At Home He's a Tourist

He fills his head with culture/ He gives himself an ulcer.

Friday, October 14, 2005

DVD

Lubbock Lights, a documentary on the South Plains music scene, is finally out on DVD. I'm getting it for our library--local interest, ya know. (But what is David Byrne doing in there? Is West Texas as exotic to him as Brazil?)

Wednesday, October 12, 2005

Just Another Day in Colldev...

I've been reading Ada, or Ardor: a Family Chronicle, picked up at a used book store, and decided to check our library's Nabokov holdings. No Ada or even Lolita! I continue to be surprised by the gaps in our collection. So I immediately put in an order for the Library of America Nabokov volumes. Since I had nothing better to do, I did a spot check of some other authors that came to mind, and uncovered the following omissions:


  • C. S. Lewis, The Space Trilogy (amazing that we wouldn't have this central work of an author so popular here)
  • V. S. Naipaul, Bend in the River
  • Shusaku Endo, Silence (you would think a school with courses in missiology would have already had this famous historical fiction about the Jesuit martyrs of Japan)
  • Georges Bernanos, Diary of a Country Priest

Name That Author!

beatified angels, term wherefrom, understand separate substances, natural immutation, angel cannot change, corporeal creatures were, notional acts, term whereto, essence begets, exclusive diction, common spiration, bodies naturally united, merited beatitude, power than the intellect, twofold opinion, divisible place, invisible mission, memorative powers, woman should have been made, angels grieve, necessity upon things, darksome atmosphere, knowledge from things, understand immaterial substances, causal virtues

Tuesday, October 11, 2005

The Boss and I spent most of the day trying to make sense of the rather cryptically organized file cabinet left by D.B. at her retirement. To be fair, she was always able to produce a document on demand, so the system obviously made sense to her--but we'd rather present her successor with a more common-sensical arrangement.

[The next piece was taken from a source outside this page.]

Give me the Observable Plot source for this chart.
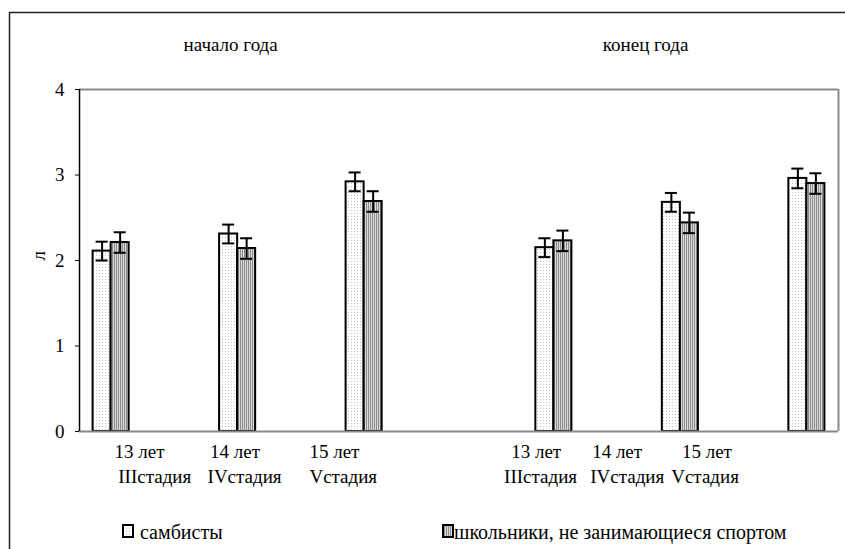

After being the wine-bearer at a number of Calvinist dinner parties over the past month, I found myself last night looking at a nearly empty wine rack. There was only one bottle left: the 1997 Chateau La Cordonne Medoc I purchased months ago, my first foray into $20+ per bottle wine. I had been saving it for a special occasion but decided, like Miles in Sideways, that I probably won't be having any special occasions anytime soon. Besides, in a dry county you can't just nip down to the corner grocery store to pick up some table wine. So I poured a glass of the Medoc with some pasta and gingerly took a sip, bracing myself for gustatory ecstasy.

While it certainly tasted different than the mass-produced stuff I'm used to, I can't say I enjoyed it more. It was surprisingly watery and muted, though perhaps real connoisseurs would chalk that up to a palate corrupted by gin and cheap merlots. Can any wine snobs out there tell me anything about this vineyard? Anyway, it's probably just as well that someone on a librarian's salary not get enamored of pricey booze.

Monday, October 10, 2005

I finished teaching my half of the Lewis course. It didn't go as well as I would have liked, but nevertheless the experience was worthwhile in a number of respects. First, I get paid $900, and I'm already shopping for a high-definition TV. Second, it was nice having an excuse to read Lewis again, and I picked up on some themes that I overlooked in previous readings. (E.g. I just now noticed how prominent the theme of integrating the rational with the emotional and imaginative is in his writings.) Third, my best student, a genuine Lewis enthusiast and Roman Catholic who would be classified politely as "non-traditional," would like to introduce me to her daughter, a law student at Notre Dame who is (in her admittedly biased opinion) "the brilliant one of the family."

Touchstone article: The conservative Kerouac. (Dharma Bums is one of my favorite novels, pure escapism that manages not to be cloying.)